Sipan Island is the largest island of the Elaphiti Islands, as well as the most populated island. During the Republic of Dubrovnik nobles and rich people built summer cottages as a pleasant hiding place from the summer heat. The island is rich in small covenant chapels and churches, as the island has been inhabited by numerous sailors for centuries. Today, most of them are just ruins. This is the only one of Elaphiti islands where you can drive a car.

Lokrum is the island of mysteries and amazing history. When you arrive to this small island, you can enjoy many historical sites, beautiful gardens and beaches, and a story that put a vail of mystery around this island.  According to some records, as early as 915 AD, the Basilian monks lived in Lokrum. The last Benedictines left the monastery in 1798, after the sale of their possessions to a few wealthy Dubrovnik people. The story goes that the monks gathered the night before departing, stuffed their hoods deep in the face, set fire to the waxes, turned them upside down and bowed their heads, muttering prayers and muttering songs, going for a night walk around their estate with an ancient promenade, mourning their loss and forgiving from the beautiful residence. It is said that if one stays overnight or takes anything from it, will be hit by a terrible tragedy.

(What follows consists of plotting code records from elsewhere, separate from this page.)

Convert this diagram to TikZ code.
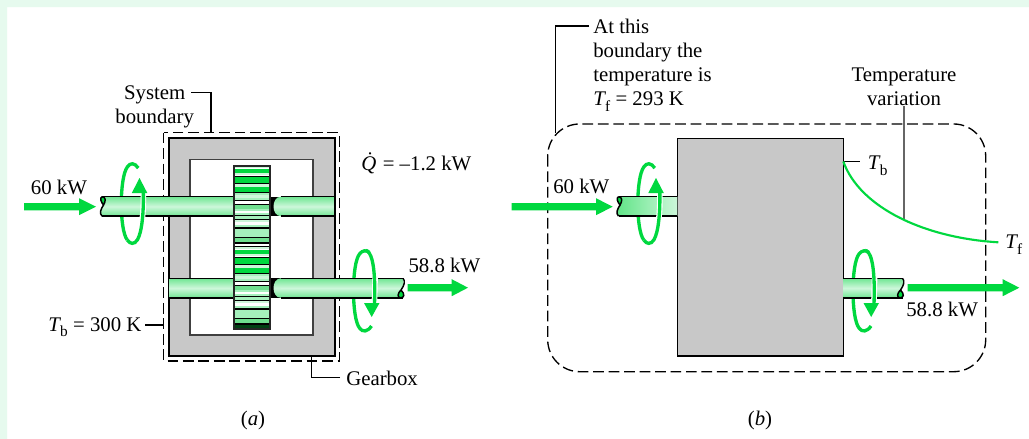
\documentclass[tikz,border=0pt]{standalone}
\usepackage{fontspec}
\setmainfont{Liberation Serif}
\definecolor{gr}{HTML}{00D83F}
\definecolor{sh}{HTML}{6FE692}
\definecolor{shl}{HTML}{CDF7DA}
\definecolor{hous}{HTML}{C8C8C8}
\definecolor{bgband}{HTML}{E6FAEE}
\definecolor{midg}{HTML}{6FDF8F}
\definecolor{lightg}{HTML}{A5F0BC}
\newcommand\Tsub[1]{\textit{T}\kern-0.04em\raisebox{-0.28em}{\fontsize{11.5}{12}\selectfont #1}}
\newcommand\Qdot{\textit{Q̇}\kern-0.22em}
\tikzset{
  lbl/.style={inner sep=0pt,anchor=base west,font=\fontsize{15.6}{18}\selectfont},
  lblc/.style={inner sep=0pt,anchor=base,align=center,font=\fontsize{15.6}{18}\selectfont},
  lead/.style={draw=black,line width=0.9pt},
  bound/.style={draw=black,line width=1pt,dash pattern=on 8pt off 3.6pt},
  powerarrow/.style={draw=none,fill=gr},
  rotline/.style={draw=gr,line width=2.5pt},
  halo/.style={draw=white,line width=4.2pt},
  shaftline/.style={draw=black,line width=1.1pt},
  shaftfill/.style={top color=sh,bottom color=sh,middle color=shl,draw=none}
}
% horizontal power arrow: x start, x head base, x tip, y
\newcommand\powerarr[4]{\path[powerarrow] (#1,#4-3.6)--(#2,#4-3.6)--(#2,#4-8.5)--(#3,#4)--(#2,#4+8.5)--(#2,#4+3.6)--(#1,#4+3.6)--cycle;}
% straight shaft piece x1 x2 ytop
\newcommand\shaftpiece[3]{\path[shaftfill] (#1,#3) rectangle (#2,#3+19.5);
  \draw[shaftline] (#1,#3)--(#2,#3) (#1,#3+19.5)--(#2,#3+19.5);}
% left hand broken shaft end at x offset, to x2 ; y fixed 196.7
\newcommand\wavyleft[3]{%
  \path[#3] (#1+2,196.7) .. controls (#1+5,198) and (#1+5,202) .. (#1+3.5,205) .. controls (#1+1,209) and (#1-1,213) .. (#1+2,216.2) -- (#2,216.2) -- (#2,196.7) -- cycle;
  \draw[shaftline] (#1+2,196.7)--(#2,196.7) (#1+2,216.2)--(#2,216.2);
  \draw[shaftline,fill=gr] (#1+2,196.7) .. controls (#1+6,197) and (#1+6,201) .. (#1+3.5,205) .. controls (#1+1,202) and (#1-0.5,198) .. (#1+2,196.7);
  \draw[shaftline] (#1+3.5,205) .. controls (#1+1,209) and (#1-1,213) .. (#1+2,216.2);}
% right hand broken shaft end at x2, from x1
\newcommand\wavyright[2]{%
  \path[shaftfill] (#1,278.3) rectangle (#2-3,297.8);
  \path[shaftfill] (#2-3,278.3) .. controls (#2,280) and (#2,284) .. (#2-3.5,289) -- (#2-7,297.8) -- (#2-3,297.8) -- cycle;
  \draw[shaftline] (#1,278.3)--(#2-1.5,278.3) (#1,297.8)--(#2-1.5,297.8);
  \draw[shaftline] (#2-1.5,278.3) .. controls (#2+1,281) and (#2,285) .. (#2-3.5,290);
  \draw[shaftline,fill=gr] (#2-3.5,290) .. controls (#2-7,293) and (#2-7.5,297.8) .. (#2-4,297.8) .. controls (#2,297.8) and (#2+0.5,294) .. (#2-3.5,290);}
% rotation marks: centre x
\newcommand\rotbackup[1]{\draw[rotline] (#1+6,168) .. controls (#1+2,162.5) and (#1-2,162.5) .. (#1-5,167) .. controls (#1-13,178) and (#1-13,230) .. (#1-5,240);}
\newcommand\rotfrontup[1]{%
  \draw[halo] (#1+11,193) .. controls (#1+11.5,210) and (#1+10,232) .. (#1+3,241);
  \draw[rotline] (#1-5,240) .. controls (#1-2,244.5) and (#1+2,244.5) .. (#1+5,240) .. controls (#1+10,232) and (#1+11.5,210) .. (#1+11,191);
  \path[fill=gr] (#1+7.2,178) -- (#1+15,193) -- (#1-0.5,193) -- cycle;}
\newcommand\rotbackdown[1]{\draw[rotline] (#1+5,252.5) .. controls (#1+2,250) and (#1-2,250) .. (#1-5,254) .. controls (#1-13,264) and (#1-13,318) .. (#1-5,328) .. controls (#1-2,332.5) and (#1+3,332) .. (#1+7,326);}
\newcommand\rotfrontdown[1]{%
  \draw[halo] (#1+11,262) -- (#1+10,300);
  \draw[rotline] (#1+1,250.5) .. controls (#1+6,250.5) and (#1+11.5,262) .. (#1+10,304);
  \path[fill=gr] (#1+7.2,317) -- (#1+15,303) -- (#1-0.5,303) -- cycle;}
% one period of gear stripes at offset y
\newcommand\gearbands[1]{%
 \foreach \a/\b/\c in {0/1.5/shl,1.5/3/white,3/6.5/gr,6.5/8.5/shl,8.5/10/white,10/11/black,11/16.5/gr,16.5/17.5/black,17.5/21/shl,21/25.7/gr,25.7/27/black,27/29/lightg,29/32/shl,32/34/lightg,34/35/black,35/38/white,38/39.2/black,39.2/43/midg,43/45/lightg,45/47/white,47/49/lightg,49/50/black,50/53/lightg,53/54/black,54/56/shl,56/59/white,59/61/lightg,61/63/black,63/71/lightg,71/72/black,72/76/midg,76/77.5/black,77.5/80/white,80/81/black}
   {\path[fill=\c] (234,#1+\a) rectangle (270,#1+\b);}}
\begin{document}
\begin{tikzpicture}[x=0.75pt,y=-0.75pt]
\useasboundingbox (0,0) rectangle (1029,439);
\path[fill=white] (0,0) rectangle (1029,439);
\path[fill=bgband] (0,0) rectangle (1029,7) (0,0) rectangle (7,439);
% ---------- figure a
\draw[draw=black,line width=1.1pt,fill=hous] (169,138) rectangle (335,356);
\draw[draw=black!75,line width=1.1pt,fill=white] (190,159.5) rectangle (313,335);
\path[bound] (163.7,132.8) rectangle (339.7,361);
\rotbackup{132.3}
\wavyleft{100}{234}{shaftfill}
\shaftpiece{169}{234}{278.3}
% black collars
\path[fill=black] (269,196.7) rectangle (281,216.2);
\path[fill=black] (269,278.3) rectangle (281,297.8);
\path[shaftfill] (281,196.7) .. controls (271,196.7) and (271,216.2) .. (281,216.2) -- (335,216.2) -- (335,196.7) -- cycle;
\draw[shaftline] (281,196.7)--(335,196.7)--(335,216.2)--(281,216.2);
\rotbackdown{364.5}
\path[shaftfill] (281,278.3) .. controls (271,278.3) and (271,297.8) .. (281,297.8) -- cycle;
\wavyright{281}{404.5}
\rotfrontup{132.3}
\rotfrontdown{364.5}
% gear
\gearbands{166}
\gearbands{247}
\path[fill=black!70!gr] (234,325) rectangle (270,329);
\draw[draw=black!85,line width=0.9pt] (234,166) rectangle (270,329);
\powerarr{24}{79}{96}{206.7}
\powerarr{407.7}{451.7}{468}{287.7}
\node[lblc] (sysb) at (154.7,123.3) {System\\boundary};
\coordinate (sysa) at (191,92.5);
\coordinate (sysc) at (211,132.8);
\draw[lead] (sysa) -| (sysc);
\node[lbl] (p60a) at (30.7,194) {60 kW};
\node[lbl] (qd) at (361,170) {\Qdot\ = –1.2 kW};
\node[lbl] (p58a) at (408.3,272.7) {58.8 kW};
\node[lbl] (tb300) at (48,331) {\Tsub{b} = 300 K};
\coordinate (tba) at (145,325);
\coordinate (tbc) at (163.7,325);
\draw[lead] (tba) -- (tbc);
\node[lbl] (gbx) at (346,385) {Gearbox};
\coordinate (gba) at (340,377.7);
\coordinate (gbc) at (311.7,356);
\draw[lead] (gba) -| (gbc);
\node[lblc] (capa) at (253,425) {(\textit{a})};
% ---------- figure b
\draw[bound,rounded corners=24pt] (547.7,124) rectangle (985.7,371.7);
\draw[draw=black,line width=1.1pt,fill=hous] (677.3,138.3) rectangle (843.3,356);
\rotbackup{648.8}
\wavyleft{616.5}{677.3}{left color=sh!85!gr,right color=shl}
\rotbackdown{864}
\wavyright{843.3}{904}
\rotfrontup{648.8}
\rotfrontdown{864}
\powerarr{511.7}{596}{612.7}{206.7}
\powerarr{907.7}{1002.7}{1019.3}{287.7}
\node[lbl] (p60b) at (553,193.3) {60 kW};
\node[lbl] (p58b) at (906,316) {58.8 kW};
\node[lblc,align=left,anchor=base west] (atb) at (593,105.5) {At this\\boundary the\\temperature is\\\Tsub{f} = 293 K};
\coordinate (ata) at (589,26);
\coordinate (atc) at (555.5,133);
\draw[lead] (ata) -| (atc);
\node[lblc] (tv) at (904,105.5) {Temperature\\variation};
\coordinate (tvc) at (904,219);
\draw[draw=black!60,line width=0.9pt] (tv.south) -- (tvc);
\node[lbl] (tbb) at (867.7,169.3) {\Tsub{b}};
\node[lbl] (tfb) at (1005,248.3) {\Tsub{f}};
\coordinate (tbs) at (843.3,161.5);
\draw[lead] (tbs) -- (860,161.5);
\draw[draw=gr,line width=1.6pt] (tbs) .. controls (860,208) and (925,238) .. (998.3,242.3);
\node[lblc] (capb) at (760,425) {(\textit{b})};
\end{tikzpicture}
\end{document}
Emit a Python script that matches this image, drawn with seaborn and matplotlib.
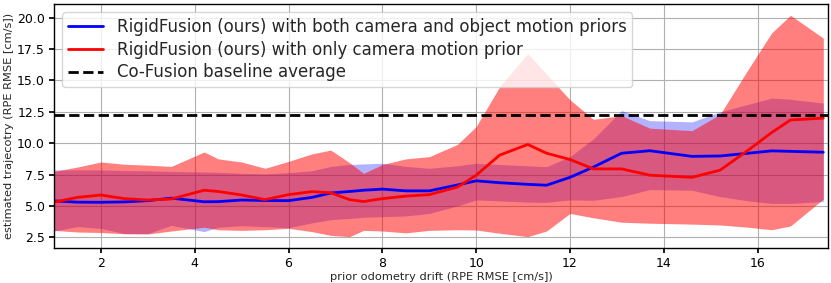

Olip is the westernmost of all the islands, islets and rocks in the Elaphites. It is almost oval in shape, except for the cape facing north. The islet is uninhabited, rocky and partly overgrown with forest. On the south coast of the islet is a square stone tower with a gallery that serves as a lighthouse. The lighthouse is used to navigate important maritime passageways.

Jakljan is the last of the Elaphiti islands and is located very close to Sipan. It is covered with forests and there you can find a small children’s playground. This island has a dark history, it was the site of a mass execution of 204 German and Croatian prisoners of war by Yugoslav Partisans in May 1945.

When discovering Dubrovnik and everything surrounding it, make sure to visit these wonderful islands that will surly take your breath away.